At Genna Rae’s Wings & More, Gerad Dickerson is getting ready to increase menu prices by another 75 cents to $1 for the second time since the start of the pandemic. When the shop first opened in 2016 in Whittier, Gerad and his father, Genn, sold a half-dozen wings for $7. Now they’re charging $9.

“We haven’t really gotten any complaints, per se,” Gerad explained, “but (customers) make that face — golly, $10 just for six wings? We’ve been open for five years, and three out of the five, we were kind of selling ourselves short.”

He hopes higher menu prices will help the business grow long-term. For now, though, the Dickersons are sticking to the basics — replacing broken equipment and hiring employees so Gerad can spend more time at home with his 3-year-old son.

“This could be the bungee cord that catapults us to get to Cherry Creek,” Gerad said of dreams for a second location. “They say if a restaurant can last five years, it’s nothing but up from here.”

Moving up or moving on

Business owners should remain hopeful about the future of their restaurants, but what about their employees?

“Half of our staff didn’t come back,” McLoughlin of the Irish Snug said over the last year and a half in business. “I think people are nervous.”

In November, 4.5 million U.S. workers quit their jobs, with 1 million of them leaving work in the hospitality sector, according to the U.S. Bureau of Labor Statistics. The rate of attrition among restaurant and hotel workers at the end of 2021 was more than double the average rate across industries (6.9% compared to 3%).

That difference could be attributed to lower wages within the restaurant industry. It can also be explained by burnout.

After 12 years working in restaurants, primarily as a bartender, Chottip Nimla-or left the industry in January for a fresh start teaching yoga. The 30-year-old had relocated from New York to Colorado with her partner, who is a chef. And while they both found restaurant jobs upon moving, Nimlaor started planning for a larger transition.

“I’m not old by any means, but I was getting older, and I realized how valuable my time was,” she said of her outlook on work soon after the pandemic began. “I was working close to 60- or 70-hour weeks as non-management, and that was just normal. The gap between my health and my career started to become bigger and bigger.”

While taking forced time off during the 2020 shutdown, “I had this time to relax, actually relax, get a full night of sleep, eat three meals, go to the bathroom when I needed to go… it sounds crazy now,” Nimla-or recalls.

Now she sees how a culture built entirely around work and money “can be really harmful.”

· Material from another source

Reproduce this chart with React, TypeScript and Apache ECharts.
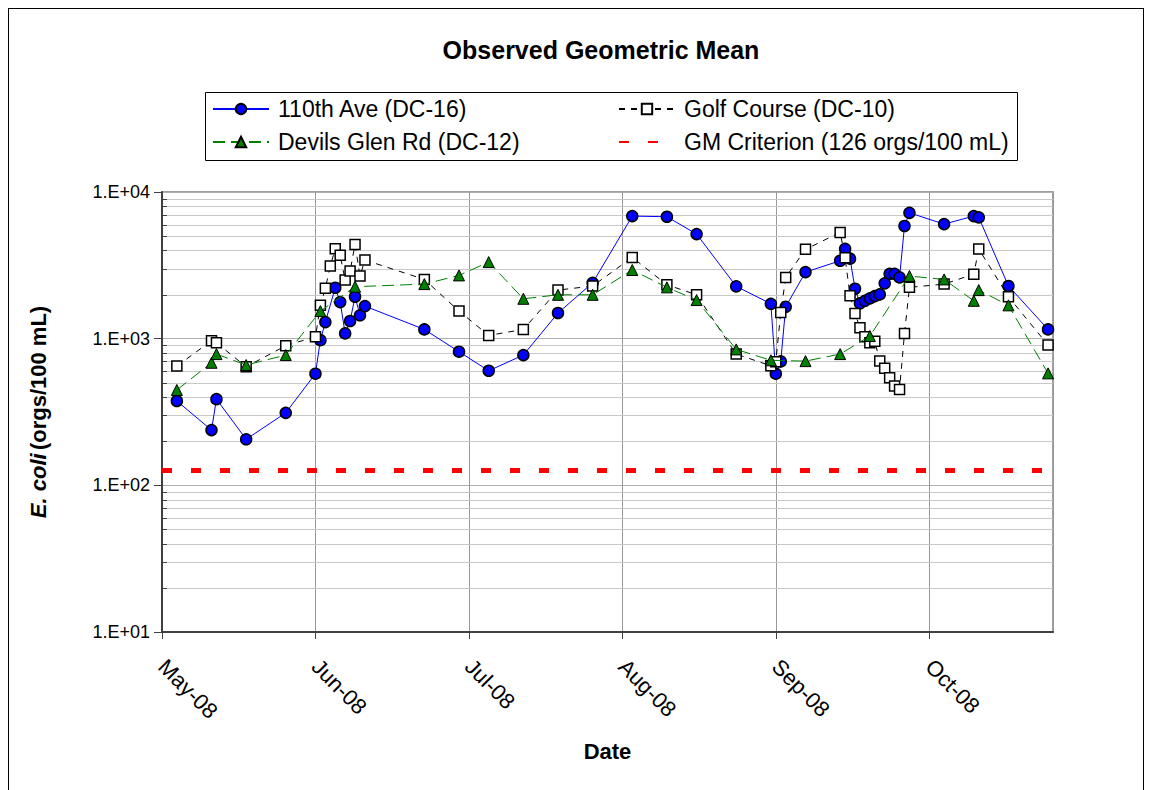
import React, { useEffect, useRef } from 'react';
import * as echarts from 'echarts';

const FONT = '"Liberation Sans", Arial, sans-serif';

// ---- axis definitions ----
const monthLabels = ['May-08', 'Jun-08', 'Jul-08', 'Aug-08', 'Sep-08', 'Oct-08'];
const yTickLabels = ['1.E+01', '1.E+02', '1.E+03', '1.E+04'];
const xAxisStart = '2008-05-01';
const xAxisEnd = '2008-10-28';
const monthTickDays = 31;
const minorGridValues = [20, 30, 40, 50, 60, 70, 80, 90, 200, 300, 400, 500, 600, 700, 800, 900, 2000, 3000, 4000, 5000, 6000, 7000, 8000, 9000];

// ---- series data ----
const ave110Dates = [
  '2008-05-04', '2008-05-11', '2008-05-12', '2008-05-18', '2008-05-26',
  '2008-06-01', '2008-06-02', '2008-06-03', '2008-06-05', '2008-06-06', '2008-06-07', '2008-06-08', '2008-06-09', '2008-06-10', '2008-06-11',
  '2008-06-23', '2008-06-30', '2008-07-06', '2008-07-13', '2008-07-20', '2008-07-27',
  '2008-08-04', '2008-08-11', '2008-08-17', '2008-08-25',
  '2008-09-01', '2008-09-02', '2008-09-03', '2008-09-04', '2008-09-08',
  '2008-09-15', '2008-09-16', '2008-09-17', '2008-09-18', '2008-09-19', '2008-09-20', '2008-09-21', '2008-09-22',
  '2008-09-23', '2008-09-24', '2008-09-25', '2008-09-26', '2008-09-27', '2008-09-28', '2008-09-29',
  '2008-10-06', '2008-10-12', '2008-10-13', '2008-10-19', '2008-10-27',
];
const ave110Values = [
  376, 238, 387, 206, 312,
  577, 977, 1297, 2223, 1775, 1086, 1319, 1932, 1443, 1667,
  1156, 815, 604, 773, 1496, 2404,
  6853, 6780, 5166, 2274,
  1729, 577, 700, 1648, 2844,
  3397, 4100, 3510, 2189, 1741, 1812, 1882, 1950,
  2004, 2383, 2767, 2767, 2617, 5866, 7212,
  6040, 6853, 6714, 2286, 1156,
];

const golfDates = [
  '2008-05-04', '2008-05-11', '2008-05-12', '2008-05-18', '2008-05-26',
  '2008-06-01', '2008-06-02', '2008-06-03', '2008-06-04', '2008-06-05', '2008-06-06', '2008-06-07', '2008-06-08', '2008-06-09', '2008-06-10', '2008-06-11',
  '2008-06-23', '2008-06-30', '2008-07-06', '2008-07-13', '2008-07-20', '2008-07-27',
  '2008-08-04', '2008-08-11', '2008-08-17', '2008-08-25',
  '2008-09-01', '2008-09-02', '2008-09-03', '2008-09-04', '2008-09-08',
  '2008-09-15', '2008-09-16', '2008-09-17', '2008-09-18', '2008-09-19', '2008-09-20', '2008-09-21', '2008-09-22',
  '2008-09-23', '2008-09-24', '2008-09-25', '2008-09-26', '2008-09-27', '2008-09-28', '2008-09-29',
  '2008-10-06', '2008-10-12', '2008-10-13', '2008-10-19', '2008-10-27',
];
const golfValues = [
  650, 968, 938, 643, 895,
  1031, 1687, 2203, 3126, 4100, 3700, 2508, 2890, 4393, 2673, 3436,
  2535, 1542, 1052, 1156, 2143, 2286,
  3582, 2330, 1991, 785,
  653, 697, 1510, 2617, 4063,
  5305, 3563, 1960, 1486, 1186, 1031, 938, 959,
  703, 628, 541, 475, 451, 1086, 2238,
  2355, 2754, 4083, 1932, 904,
];

const devilsDates = [
  '2008-05-04', '2008-05-11', '2008-05-12', '2008-05-18', '2008-05-26',
  '2008-06-02', '2008-06-09', '2008-06-23', '2008-06-30',
  '2008-07-06', '2008-07-13', '2008-07-20', '2008-07-27',
  '2008-08-04', '2008-08-11', '2008-08-17', '2008-08-25',
  '2008-09-01', '2008-09-08', '2008-09-15', '2008-09-21', '2008-09-29',
  '2008-10-06', '2008-10-12', '2008-10-13', '2008-10-19', '2008-10-27',
];
const devilsValues = [
  447, 685, 785, 661, 773,
  1542, 2261, 2355, 2700,
  3327, 1870, 1991, 1991,
  2938, 2238, 1833, 845,
  712, 703, 785, 1042, 2673,
  2535, 1812, 2143, 1687, 580,
];

const gmDates = ['2008-05-01', '2008-10-27'];
const gmValues = [126, 126];

const seriesNames = [
  '110th Ave (DC-16)',
  'Golf Course (DC-10)',
  'Devils Glen Rd (DC-12)',
  'GM Criterion (126 orgs/100 mL)',
];

const ORIGIN = Date.UTC(2008, 4, 1);
const dayOf = (s: string) => (Date.parse(s) - ORIGIN) / 86400000;
const pairs = (dates: string[], values: number[]) => dates.map((d, i) => [dayOf(d), values[i]]);

export default function App() {
  const ref = useRef<HTMLDivElement>(null);

  useEffect(() => {
    if (!ref.current) return;
    const chart = echarts.init(ref.current, undefined, { renderer: 'svg' });

    const legendText = { fontSize: 23, fontFamily: FONT, color: '#000', lineHeight: 24, padding: [0, 0, 0, 4] };
    const legendBase = {
      orient: 'vertical' as const,
      itemWidth: 56,
      itemHeight: 13,
      padding: 0,
      textStyle: legendText,
      selectedMode: false,
    };

    const option: any = {
      animation: false,
      backgroundColor: '#fff',
      title: {
        text: 'Observed Geometric Mean',
        left: 592,
        top: 28,
        padding: 0,
        textAlign: 'center',
        textStyle: { fontSize: 25, fontWeight: 'bold', fontFamily: FONT, color: '#000' },
      },
      legend: [
        { ...legendBase, left: 203, top: 88, data: [seriesNames[0]] },
        { ...legendBase, left: 203, top: 121, data: [seriesNames[2]] },
        { ...legendBase, left: 609, top: 88, data: [seriesNames[1]] },
        { ...legendBase, left: 609, top: 121, data: [{ name: seriesNames[3], itemStyle: { opacity: 0 } }] },
      ],
      graphic: [
        {
          type: 'rect',
          shape: { x: 196.5, y: 83.5, width: 812, height: 68 },
          style: { fill: 'none', stroke: '#000', lineWidth: 1 },
          silent: true,
        },
      ],
      grid: {
        left: 153,
        top: 183,
        width: 891,
        height: 440,
        show: true,
        borderColor: '#808080',
        borderWidth: 1.5,
        backgroundColor: 'transparent',
      },
      xAxis: {
        type: 'value',
        min: dayOf(xAxisStart),
        max: dayOf(xAxisEnd),
        interval: monthTickDays,
        name: 'Date',
        nameLocation: 'middle',
        nameGap: 108,
        nameTextStyle: { fontSize: 22, fontWeight: 'bold', fontFamily: FONT, color: '#000' },
        axisLine: { show: true, onZero: false, lineStyle: { color: '#404040', width: 2 } },
        axisTick: { show: true, length: 7, lineStyle: { color: '#404040', width: 1 } },
        axisLabel: {
          rotate: -45,
          margin: 31,
          fontSize: 22,
          fontFamily: FONT,
          color: '#000',
          showMaxLabel: false,
          formatter: (v: number) => {
            const i = v / monthTickDays;
            return Number.isInteger(i) && monthLabels[i] ? monthLabels[i] : '';
          },
        },
        splitLine: { show: true, lineStyle: { color: '#999999', width: 1 } },
      },
      yAxis: {
        type: 'log',
        logBase: 10,
        min: 10,
        max: 10000,
        name: '{i|E. coli} {b|(orgs/100 mL)}',
        nameLocation: 'middle',
        nameGap: 113,
        nameTextStyle: {
          rich: {
            i: { fontSize: 22, fontWeight: 'bold', fontStyle: 'italic', fontFamily: FONT, color: '#000' },
            b: { fontSize: 22, fontWeight: 'bold', fontFamily: FONT, color: '#000' },
          },
        },
        axisLine: { show: true, lineStyle: { color: '#404040', width: 2 } },
        axisTick: { show: true, length: 8, lineStyle: { color: '#404040', width: 1 } },
        axisLabel: {
          margin: 12,
          fontSize: 18,
          fontFamily: FONT,
          color: '#000',
          formatter: (v: number) => yTickLabels[Math.round(Math.log10(v)) - 1] ?? '',
        },
        splitLine: { show: true, lineStyle: { color: '#b0b0b0', width: 1 } },
      },
      series: [
        {
          type: 'custom',
          name: 'minor-grid',
          silent: true,
          z: 1,
          data: minorGridValues.map((v) => [dayOf(xAxisStart), v]),
          encode: { x: 0, y: 1 },
          renderItem: (params: any, api: any) => {
            const cs = params.coordSys;
            const y = Math.round(api.coord([api.value(0), api.value(1)])[1]) + 0.5;
            return {
              type: 'group',
              children: [
                { type: 'line', shape: { x1: cs.x, y1: y, x2: cs.x + cs.width, y2: y }, style: { stroke: '#c8c8c8', lineWidth: 1 } },
                { type: 'line', shape: { x1: cs.x, y1: y, x2: cs.x + 5, y2: y }, style: { stroke: '#404040', lineWidth: 1 } },
              ],
            };
          },
        },
        {
          name: seriesNames[0],
          type: 'line',
          data: pairs(ave110Dates, ave110Values),
          symbol: 'circle',
          symbolSize: 11,
          itemStyle: { color: '#0000ff', borderColor: '#000', borderWidth: 1.5 },
          lineStyle: { color: '#0000ff', width: 1 },
          z: 3,
        },
        {
          name: seriesNames[1],
          type: 'line',
          data: pairs(golfDates, golfValues),
          symbol: 'rect',
          symbolSize: 10,
          itemStyle: { color: '#ffffff', borderColor: '#000', borderWidth: 1.5 },
          lineStyle: { color: '#000', width: 1, type: [6, 6] },
          z: 4,
        },
        {
          name: seriesNames[2],
          type: 'line',
          data: pairs(devilsDates, devilsValues),
          symbol: 'triangle',
          symbolSize: 11,
          itemStyle: { color: '#008000', borderColor: '#000', borderWidth: 1 },
          lineStyle: { color: '#008000', width: 1, type: [12, 6] },
          z: 5,
        },
        {
          name: seriesNames[3],
          type: 'line',
          data: pairs(gmDates, gmValues),
          symbol: 'none',
          itemStyle: { color: '#ff0000' },
          lineStyle: { color: '#ff0000', width: 5, type: [10, 19], cap: 'butt' },
          z: 6,
        },
      ],
    };

    chart.setOption(option);
    return () => chart.dispose();
  }, []);

  return (
    <div style={{ position: 'fixed', left: 0, top: 0, width: 1151, height: 790, overflow: 'hidden', background: '#fff' }}>
      <div style={{ position: 'absolute', left: 8, top: 8, width: 1134, height: 800, border: '1px solid #000' }}>
        <div ref={ref} style={{ width: 1134, height: 800 }} />
      </div>
    </div>
  );
}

“I’ve definitely modeled a lot of my life up until now on salary,” Nimla-or said. “But the scales are balanced for me now… My mental health is in a much better place, by hundreds of percentages. And I feel like my wealth has changed. I feel affluent and successful despite not having boatloads of money.”

It’s a balance some will find within the restaurant industry, while others will look elsewhere.

As he closed up the Snug last week, McLoughlin wondered when the cost of going out to eat would adjust, or whether dining out for Americans would become a special treat rather than a near-daily habit.

In the meantime, he gave away the kitchen’s remaining food to friends still in business and tidied up 18 years of accumulated stuff to leave the restaurant “spick and span” for his landlord.

“That’s the great thing about America,” McLoughlin said. “Somebody will see this space and say it’s a great space. And I just need to leave it clean for them.”